El dinero de la corrupción del PP descansó en Suiza junto al del rey emérito. Y todavía hay quien habla de ejemplaridad institucional.
EL BANQUILLO DE LOS FANTASMAS
El lunes arranca el último juicio de la trama Gürtel, esa que el PP intenta enterrar en la hemeroteca mientras continúa gobernando comunidades y ayuntamientos con la misma naturalidad con la que se archivan delitos por prescripción. Veintiún acusados se sentarán ante la Audiencia Nacional por blanqueo y evasión fiscal. Pero no todos los culpables estarán allí.
Falta uno. Falta Arturo Fasana, el banquero suizo que gestionó la cuenta “Soleado” en el Credit Suisse. La misma donde Francisco Correa guardó el dinero de las mordidas obtenidas de contratos públicos amañados. La misma donde Juan Carlos I ocultó millones procedentes de sus “donaciones” del Golfo Pérsico.
El blindaje de Fasana era precisamente eso: el rey. “Me dijo que me quedase muy tranquilo, que sus clientes eran tan importantes que jamás habría un problema judicial”, confesó Correa en 2015. Y tenía razón.
Mientras Correa y Crespo pasaron casi diez años en prisión, el “hombre del maletín” del rey nunca fue imputado. El juez José de la Mata lo sacó del proceso en 2020 alegando falta de indicios. En Suiza, donde el blanqueo de capitales era “muy común”, tampoco pasó nada. El dinero se lavó, y con él, la reputación de quienes debieron rendir cuentas.
EL BLINDAJE DEL REY Y LA RED DE LA IMPUNIDAD
Ramón Blanco Balín, ex vicepresidente de Repsol, amigo de Aznar y cerebro financiero de Correa, es otro de los nombres que sobreviven al escándalo. En su confesión, Correa reveló que Blanco Balín depositó en Suiza 60 millones de euros en comisiones obtenidas durante su etapa en Repsol.
Todo estaba diseñado para desaparecer: siete subcuentas en distintas divisas (euros, dólares, libras, pesetas, francos suizos, belgas y marcos alemanes) y una estructura opaca que impedía rastrear beneficiarios. La UDEF denunció en 2013 que la mitad de los apuntes bancarios estaban tachados. La transparencia se detuvo en el despacho de un fiscal.
El episodio más grotesco llegó con el propio Juan Carlos I. Fasana confesó que el monarca llegó a su casa de Ginebra con 1,9 millones de dólares en una maleta procedente de Baréin. Dijo que era una “donación” del sultán. El banco Mirabaud lo aceptó sin pestañear. Cuando el fiscal suizo Yves Bertossa preguntó por qué, el responsable del banco respondió: “Confiamos en Fasana”.

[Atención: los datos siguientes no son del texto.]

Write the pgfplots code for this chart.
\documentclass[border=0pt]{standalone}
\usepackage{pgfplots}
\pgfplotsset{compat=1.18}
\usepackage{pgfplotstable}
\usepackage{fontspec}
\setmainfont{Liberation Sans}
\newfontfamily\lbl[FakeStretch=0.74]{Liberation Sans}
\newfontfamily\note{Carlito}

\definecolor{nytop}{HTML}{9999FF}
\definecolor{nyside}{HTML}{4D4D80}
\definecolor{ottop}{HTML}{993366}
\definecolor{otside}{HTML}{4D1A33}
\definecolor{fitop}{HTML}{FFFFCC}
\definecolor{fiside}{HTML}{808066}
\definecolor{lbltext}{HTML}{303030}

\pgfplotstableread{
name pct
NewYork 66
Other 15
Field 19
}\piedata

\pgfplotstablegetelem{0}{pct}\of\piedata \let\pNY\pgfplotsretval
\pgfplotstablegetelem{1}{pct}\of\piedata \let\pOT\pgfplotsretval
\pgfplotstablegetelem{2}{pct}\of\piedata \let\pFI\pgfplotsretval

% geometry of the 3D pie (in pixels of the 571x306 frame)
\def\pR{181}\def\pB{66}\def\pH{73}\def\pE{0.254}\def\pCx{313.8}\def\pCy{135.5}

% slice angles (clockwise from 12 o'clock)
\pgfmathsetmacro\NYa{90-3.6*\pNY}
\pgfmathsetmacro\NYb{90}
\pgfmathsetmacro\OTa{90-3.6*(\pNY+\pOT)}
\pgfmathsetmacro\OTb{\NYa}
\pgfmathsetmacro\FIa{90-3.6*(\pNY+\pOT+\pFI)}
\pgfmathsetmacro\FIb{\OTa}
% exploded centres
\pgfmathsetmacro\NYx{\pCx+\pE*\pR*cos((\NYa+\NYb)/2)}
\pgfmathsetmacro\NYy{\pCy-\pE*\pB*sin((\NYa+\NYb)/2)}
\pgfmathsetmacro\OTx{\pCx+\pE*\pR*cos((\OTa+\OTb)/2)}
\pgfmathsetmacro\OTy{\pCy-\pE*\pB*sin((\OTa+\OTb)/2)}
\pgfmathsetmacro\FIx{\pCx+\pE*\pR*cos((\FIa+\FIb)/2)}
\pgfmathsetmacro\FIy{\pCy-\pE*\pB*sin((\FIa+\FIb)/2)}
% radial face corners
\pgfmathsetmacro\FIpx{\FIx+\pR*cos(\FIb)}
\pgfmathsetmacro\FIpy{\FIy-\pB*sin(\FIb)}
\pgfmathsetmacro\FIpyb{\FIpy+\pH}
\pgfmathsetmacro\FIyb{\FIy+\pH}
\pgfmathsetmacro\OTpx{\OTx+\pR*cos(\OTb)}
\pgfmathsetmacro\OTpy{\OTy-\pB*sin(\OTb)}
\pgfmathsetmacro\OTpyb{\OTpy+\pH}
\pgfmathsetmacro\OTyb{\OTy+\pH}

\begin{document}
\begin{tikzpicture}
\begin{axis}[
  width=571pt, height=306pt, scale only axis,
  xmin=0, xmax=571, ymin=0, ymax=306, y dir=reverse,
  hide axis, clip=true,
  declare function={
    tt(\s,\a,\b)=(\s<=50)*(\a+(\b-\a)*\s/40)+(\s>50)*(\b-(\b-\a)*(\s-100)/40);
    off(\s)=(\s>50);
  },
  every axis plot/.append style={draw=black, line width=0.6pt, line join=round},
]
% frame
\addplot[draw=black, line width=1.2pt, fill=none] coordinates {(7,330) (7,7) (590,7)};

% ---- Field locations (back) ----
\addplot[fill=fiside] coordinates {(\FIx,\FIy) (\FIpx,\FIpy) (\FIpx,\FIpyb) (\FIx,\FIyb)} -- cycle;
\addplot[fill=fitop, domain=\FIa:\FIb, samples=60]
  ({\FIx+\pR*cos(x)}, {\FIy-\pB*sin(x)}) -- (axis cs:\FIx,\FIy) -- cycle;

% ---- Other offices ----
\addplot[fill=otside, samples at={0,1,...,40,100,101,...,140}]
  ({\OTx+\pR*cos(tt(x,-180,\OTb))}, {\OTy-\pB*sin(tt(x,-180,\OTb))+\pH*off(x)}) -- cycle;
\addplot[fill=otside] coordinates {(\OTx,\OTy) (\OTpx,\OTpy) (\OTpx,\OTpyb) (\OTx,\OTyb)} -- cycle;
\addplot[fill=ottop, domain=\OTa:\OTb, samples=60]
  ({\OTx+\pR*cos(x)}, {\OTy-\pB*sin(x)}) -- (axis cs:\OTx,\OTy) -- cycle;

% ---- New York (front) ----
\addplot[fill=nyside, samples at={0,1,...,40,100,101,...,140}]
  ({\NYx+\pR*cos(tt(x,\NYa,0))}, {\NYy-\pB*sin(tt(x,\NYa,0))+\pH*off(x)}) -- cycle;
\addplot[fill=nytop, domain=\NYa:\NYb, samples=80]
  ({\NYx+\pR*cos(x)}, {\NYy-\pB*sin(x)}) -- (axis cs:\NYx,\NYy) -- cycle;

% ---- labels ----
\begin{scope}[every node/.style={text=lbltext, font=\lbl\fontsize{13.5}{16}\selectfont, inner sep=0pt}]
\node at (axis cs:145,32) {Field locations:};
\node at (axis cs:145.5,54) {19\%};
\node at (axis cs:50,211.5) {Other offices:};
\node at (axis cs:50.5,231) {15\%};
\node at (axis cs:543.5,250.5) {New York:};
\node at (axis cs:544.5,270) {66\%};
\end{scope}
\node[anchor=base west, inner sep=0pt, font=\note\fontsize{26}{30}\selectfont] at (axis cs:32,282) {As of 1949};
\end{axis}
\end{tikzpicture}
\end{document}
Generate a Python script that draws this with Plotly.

El rey emérito gozó de inmunidad hasta 2014, pero su dinero viajó libre mucho más tiempo. En 2020 la Fiscalía española archivó discretamente la investigación por fraude fiscal tras avisarle para que regularizara sus cuentas. Y el mismo Estado que lo amparó sigue pagando su seguridad y residencia en Abu Dabi.
En paralelo, el Partido Popular fue condenado como responsable civil subsidiario, pero no político. Ni un solo dirigente del partido ha asumido su responsabilidad por financiar con dinero negro campañas electorales y reformas de su sede. El “ejercicio gigante de corrupción” que describe la Audiencia Nacional no fue un accidente: fue el modelo de gobierno de un país.
EL RÉGIMEN SIGUE VIVO
Gürtel no es una mancha aislada. Es la Z del mapa de la corrupción española, el punto donde se cruzan empresarios del Ibex, ministros, reyes y banqueros. Es el espejo de un régimen que nunca se depuró, que cambió los uniformes por consejos de administración y los maletines por fundaciones.
Mientras tanto, la monarquía continúa blindada y la derecha habla de “reconciliación nacional” como si no supiéramos de qué reconciliación hablan: la que permite que los poderosos sigan libres.
La justicia española juzga ahora la última pieza de Gürtel, pero lo que se sienta en el banquillo es solo la sombra de lo que fue un Estado paralelo: un engranaje de favores, contratos, regalos y silencios. Los verdaderos responsables siguen en los consejos, en las cátedras, en los despachos de las grandes firmas.
El caso Gürtel no terminó. Se institucionalizó.
Porque en España, la corrupción no se entierra, se hereda.